2014 marks the 50th Anniversary of the signing into law of the Civil Rights Bill in the United States.
This will be the final weekend of the Brooklyn Museum's exhibit "Witness & Civil Rights in the 60s." The exhibit features photographs, many of which were taken in 1963, chronicling events of the Civil Rights movement. Also the exhibit displays works in a variety of media that show how a variety of artists were influenced by what was going on in the country at the time. Highlights include:
* 1963 photo of firefighters aiming high pressure water hoses @ demonstrators in Birmingham, Alabama by Charles Moore
* 1963 photo of Julian Bond & members of the Student Non-violent Coordinating Committee in Georgia by Richard Avedon
* "The New Aunt Jemima" a 1964 work by Joe Overstreet.
Featured in an accompanying slideshow are other exhibit under the Brooklyn Museum's "#Activism" theme: "Ai Wei Wei: According to What?" through August 1. "Submerged Motherlands" by Brooklyn-based artist Caledonia D. Curry (aka Swoon) through August 24. The early (1963 - 74) works of Judy Chicago whose most famous piece, "The Dinner Party" is on permanent view on the museum's fourth floor.
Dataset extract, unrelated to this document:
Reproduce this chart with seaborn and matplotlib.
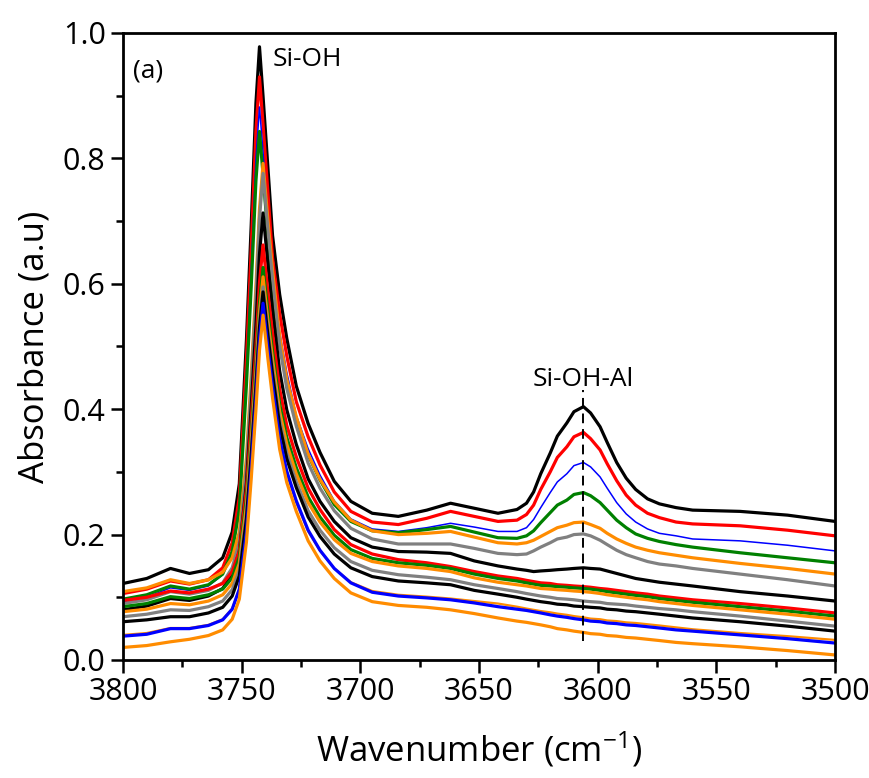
import matplotlib
matplotlib.use("Agg")
import matplotlib.pyplot as plt
import seaborn as sns
from matplotlib.ticker import MultipleLocator, FormatStrFormatter

wavenumber = [3800, 3790, 3780, 3772, 3764, 3758, 3754, 3751, 3748, 3746, 3744, 3742.5, 3741,
              3739, 3737, 3734, 3731, 3727, 3722, 3717, 3711, 3704, 3695, 3684, 3672, 3662,
              3652, 3642, 3634, 3630, 3627, 3624, 3620, 3617, 3613, 3610, 3606, 3603, 3599,
              3596, 3592, 3588, 3584, 3579, 3574, 3567, 3560, 3540, 3520, 3500]

# Absorbance of each spectrum, top to bottom at 3500 cm-1
black_1 = [0.122, 0.130, 0.146, 0.138, 0.144, 0.163, 0.204, 0.281, 0.510, 0.692, 0.888, 0.978, 0.899,
           0.788, 0.677, 0.583, 0.513, 0.437, 0.377, 0.331, 0.285, 0.253, 0.234, 0.229, 0.239, 0.250,
           0.242, 0.234, 0.240, 0.250, 0.268, 0.297, 0.330, 0.357, 0.378, 0.396, 0.404, 0.394, 0.372,
           0.347, 0.315, 0.290, 0.272, 0.257, 0.249, 0.243, 0.239, 0.237, 0.231, 0.221]
red_1 = [0.106, 0.113, 0.126, 0.121, 0.128, 0.147, 0.187, 0.260, 0.481, 0.654, 0.843, 0.930, 0.854,
         0.748, 0.641, 0.552, 0.485, 0.412, 0.356, 0.311, 0.268, 0.237, 0.220, 0.216, 0.226, 0.237,
         0.229, 0.221, 0.223, 0.232, 0.247, 0.272, 0.300, 0.323, 0.340, 0.356, 0.363, 0.353, 0.335,
         0.313, 0.286, 0.263, 0.247, 0.234, 0.227, 0.220, 0.217, 0.214, 0.207, 0.198]
blue_1 = [0.093, 0.100, 0.115, 0.111, 0.118, 0.136, 0.174, 0.244, 0.455, 0.619, 0.799, 0.882, 0.810,
          0.709, 0.607, 0.523, 0.459, 0.390, 0.337, 0.295, 0.254, 0.225, 0.209, 0.205, 0.211, 0.218,
          0.212, 0.205, 0.205, 0.211, 0.224, 0.243, 0.267, 0.284, 0.297, 0.310, 0.315, 0.308, 0.292,
          0.274, 0.251, 0.233, 0.220, 0.209, 0.202, 0.198, 0.193, 0.190, 0.183, 0.174]
green_1 = [0.097, 0.104, 0.118, 0.113, 0.120, 0.137, 0.173, 0.239, 0.439, 0.594, 0.764, 0.843, 0.774,
           0.679, 0.583, 0.503, 0.443, 0.378, 0.327, 0.287, 0.248, 0.221, 0.206, 0.203, 0.208, 0.213,
           0.204, 0.195, 0.194, 0.198, 0.206, 0.219, 0.235, 0.247, 0.255, 0.264, 0.267, 0.262, 0.251,
           0.239, 0.223, 0.211, 0.201, 0.194, 0.189, 0.184, 0.180, 0.171, 0.163, 0.155]
orange_1 = [0.109, 0.115, 0.128, 0.122, 0.128, 0.140, 0.163, 0.204, 0.323, 0.453, 0.596, 0.719, 0.792,
            0.704, 0.622, 0.516, 0.448, 0.388, 0.328, 0.288, 0.252, 0.223, 0.206, 0.200, 0.202, 0.205,
            0.196, 0.187, 0.185, 0.187, 0.191, 0.197, 0.205, 0.211, 0.215, 0.219, 0.220, 0.216, 0.210,
            0.202, 0.193, 0.186, 0.180, 0.175, 0.171, 0.167, 0.163, 0.154, 0.146, 0.137]
gray_1 = [0.090, 0.096, 0.109, 0.105, 0.111, 0.123, 0.147, 0.188, 0.307, 0.437, 0.580, 0.704, 0.776,
          0.688, 0.607, 0.501, 0.433, 0.373, 0.314, 0.274, 0.238, 0.210, 0.193, 0.185, 0.185, 0.185,
          0.178, 0.170, 0.168, 0.169, 0.174, 0.180, 0.187, 0.193, 0.196, 0.200, 0.201, 0.198, 0.191,
          0.184, 0.175, 0.168, 0.163, 0.157, 0.153, 0.150, 0.146, 0.137, 0.128, 0.118]
black_2 = [0.080, 0.086, 0.098, 0.095, 0.102, 0.114, 0.136, 0.173, 0.282, 0.402, 0.533, 0.647, 0.713,
           0.633, 0.558, 0.461, 0.399, 0.344, 0.289, 0.253, 0.221, 0.195, 0.180, 0.173, 0.172, 0.170,
           0.158, 0.150, 0.145, 0.143, 0.141, 0.142, 0.143, 0.144, 0.145, 0.146, 0.147, 0.146, 0.145,
           0.142, 0.138, 0.134, 0.130, 0.127, 0.124, 0.121, 0.118, 0.109, 0.102, 0.094]
red_2 = [0.095, 0.100, 0.110, 0.107, 0.113, 0.122, 0.141, 0.174, 0.273, 0.381, 0.500, 0.602, 0.662,
         0.588, 0.521, 0.432, 0.374, 0.324, 0.274, 0.240, 0.208, 0.184, 0.169, 0.160, 0.155, 0.149,
         0.141, 0.134, 0.130, 0.127, 0.125, 0.123, 0.122, 0.120, 0.119, 0.118, 0.117, 0.116, 0.114,
         0.113, 0.111, 0.109, 0.107, 0.105, 0.102, 0.099, 0.096, 0.090, 0.083, 0.075]
green_2 = [0.085, 0.090, 0.101, 0.098, 0.104, 0.113, 0.131, 0.164, 0.257, 0.360, 0.472, 0.569, 0.626,
           0.557, 0.492, 0.408, 0.355, 0.307, 0.260, 0.228, 0.199, 0.176, 0.162, 0.155, 0.151, 0.146,
           0.137, 0.130, 0.126, 0.123, 0.121, 0.119, 0.118, 0.117, 0.116, 0.115, 0.114, 0.113, 0.111,
           0.109, 0.107, 0.105, 0.103, 0.101, 0.098, 0.095, 0.092, 0.085, 0.078, 0.070]
orange_2 = [0.077, 0.081, 0.090, 0.088, 0.094, 0.104, 0.122, 0.154, 0.246, 0.348, 0.458, 0.554, 0.611,
            0.542, 0.479, 0.396, 0.344, 0.297, 0.251, 0.220, 0.192, 0.170, 0.157, 0.150, 0.146, 0.141,
            0.131, 0.124, 0.120, 0.118, 0.116, 0.114, 0.113, 0.112, 0.111, 0.110, 0.109, 0.108, 0.106,
            0.104, 0.102, 0.100, 0.098, 0.096, 0.093, 0.090, 0.087, 0.080, 0.073, 0.065]
gray_2 = [0.069, 0.073, 0.080, 0.079, 0.085, 0.094, 0.112, 0.143, 0.234, 0.335, 0.445, 0.540, 0.595,
          0.528, 0.465, 0.383, 0.330, 0.284, 0.238, 0.207, 0.179, 0.157, 0.143, 0.136, 0.132, 0.128,
          0.120, 0.114, 0.109, 0.106, 0.104, 0.102, 0.100, 0.098, 0.097, 0.096, 0.094, 0.093, 0.092,
          0.090, 0.089, 0.088, 0.086, 0.084, 0.082, 0.080, 0.077, 0.070, 0.062, 0.054]
black_3 = [0.061, 0.064, 0.069, 0.069, 0.075, 0.084, 0.102, 0.134, 0.225, 0.326, 0.436, 0.531, 0.587,
           0.520, 0.456, 0.374, 0.321, 0.275, 0.228, 0.197, 0.169, 0.147, 0.133, 0.126, 0.123, 0.120,
           0.111, 0.105, 0.100, 0.097, 0.095, 0.093, 0.091, 0.089, 0.088, 0.086, 0.085, 0.084, 0.083,
           0.081, 0.080, 0.078, 0.077, 0.075, 0.073, 0.070, 0.067, 0.061, 0.054, 0.046]
orange_3 = [0.040, 0.043, 0.051, 0.051, 0.056, 0.065, 0.082, 0.113, 0.203, 0.301, 0.411, 0.505, 0.560,
            0.492, 0.430, 0.349, 0.297, 0.251, 0.205, 0.174, 0.146, 0.124, 0.110, 0.104, 0.101, 0.098,
            0.094, 0.090, 0.085, 0.082, 0.080, 0.078, 0.076, 0.074, 0.072, 0.070, 0.068, 0.066, 0.065,
            0.063, 0.062, 0.060, 0.059, 0.057, 0.055, 0.052, 0.049, 0.043, 0.038, 0.032]
blue_2 = [0.038, 0.041, 0.050, 0.050, 0.055, 0.064, 0.081, 0.113, 0.205, 0.306, 0.417, 0.513, 0.569,
          0.500, 0.436, 0.353, 0.301, 0.254, 0.207, 0.175, 0.146, 0.123, 0.108, 0.102, 0.099, 0.096,
          0.091, 0.085, 0.081, 0.079, 0.077, 0.075, 0.072, 0.070, 0.068, 0.066, 0.064, 0.062, 0.061,
          0.059, 0.058, 0.056, 0.055, 0.053, 0.051, 0.048, 0.046, 0.040, 0.034, 0.027]
orange_4 = [0.020, 0.023, 0.029, 0.033, 0.039, 0.048, 0.065, 0.097, 0.188, 0.288, 0.399, 0.494, 0.550,
            0.482, 0.418, 0.336, 0.283, 0.237, 0.190, 0.158, 0.130, 0.107, 0.093, 0.087, 0.084, 0.080,
            0.074, 0.067, 0.062, 0.060, 0.058, 0.056, 0.053, 0.050, 0.048, 0.046, 0.044, 0.042, 0.041,
            0.039, 0.038, 0.036, 0.035, 0.033, 0.031, 0.028, 0.026, 0.021, 0.015, 0.008]

BLACK, RED, BLUE, GREEN, ORANGE, GRAY = '#000000', '#ff0000', '#0000ff', '#008000', '#ff8c00', '#808080'

# (values, colour, line width)
spectra = [
    (black_1, BLACK, 2.3), (red_1, RED, 2.3), (blue_1, BLUE, 1.1), (green_1, GREEN, 2.3),
    (orange_1, ORANGE, 2.3), (gray_1, GRAY, 2.3), (black_2, BLACK, 2.3), (red_2, RED, 2.3),
    (green_2, GREEN, 2.3), (orange_2, ORANGE, 2.3), (gray_2, GRAY, 2.3), (black_3, BLACK, 2.3),
    (orange_3, ORANGE, 1.6), (blue_2, BLUE, 2.3), (orange_4, ORANGE, 2.3),
]

# annotation positions
sioh_al_pos = 3606

sns.set_style("ticks")
plt.rcParams['font.family'] = ['Open Sans', 'DejaVu Sans']
plt.rcParams['mathtext.default'] = 'regular'
plt.rcParams['text.color'] = 'black'
plt.rcParams['axes.labelcolor'] = 'black'
plt.rcParams['lines.solid_joinstyle'] = 'round'

fig = plt.figure(figsize=(8.7, 7.78), dpi=100)
ax = fig.add_axes([0.1414, 0.1517, 0.8184, 0.8059])

for vals, col, lw in spectra:
    sns.lineplot(x=wavenumber, y=vals, color=col, linewidth=lw, ax=ax,
                 estimator=None, sort=False)

ax.set_xlim(3800, 3500)
ax.set_ylim(0, 1.0)

ax.xaxis.set_major_locator(MultipleLocator(50))
ax.xaxis.set_minor_locator(MultipleLocator(25))
ax.yaxis.set_major_locator(MultipleLocator(0.2))
ax.yaxis.set_minor_locator(MultipleLocator(0.1))
ax.yaxis.set_major_formatter(FormatStrFormatter('%.1f'))

ax.tick_params(which='major', direction='out', length=9, width=1.8, labelsize=22,
               top=False, right=False, colors='black')
ax.tick_params(which='minor', direction='out', length=5, width=1.8, top=False, right=False,
               colors='black')
for sp in ax.spines.values():
    sp.set_linewidth(2)
    sp.set_color('black')

ax.set_xlabel('Wavenumber (cm$^{-1}$)', fontsize=25, labelpad=16)
ax.set_ylabel('Absorbance (a.u)', fontsize=25, labelpad=8)

# peak markers
ax.vlines(sioh_al_pos, 0.03, 0.43, colors='black', linestyles=(0, (5, 3)), linewidth=1.4)
ax.text(sioh_al_pos, 0.447, 'Si-OH-Al', fontsize=19, ha='center', va='center')
ax.text(3737, 0.957, 'Si-OH', fontsize=19, ha='left', va='center')
ax.text(3796, 0.94, '(a)', fontsize=19, ha='left', va='center')

fig.savefig('out.png', dpi=100)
In a future article/slideshow to come, this writer will take a closer look at a 2013 work by Chinese dissident artist Ai Wei Wei. Entitled S.A.C.R.E.D., the work consists of 6 massive dioramas made of oxidized metal, wood, fiberglass, polystyrene and sticky tape. The scene portrayed in this series of dioramas are day-to-day scenes of his arrest by the Chinese government.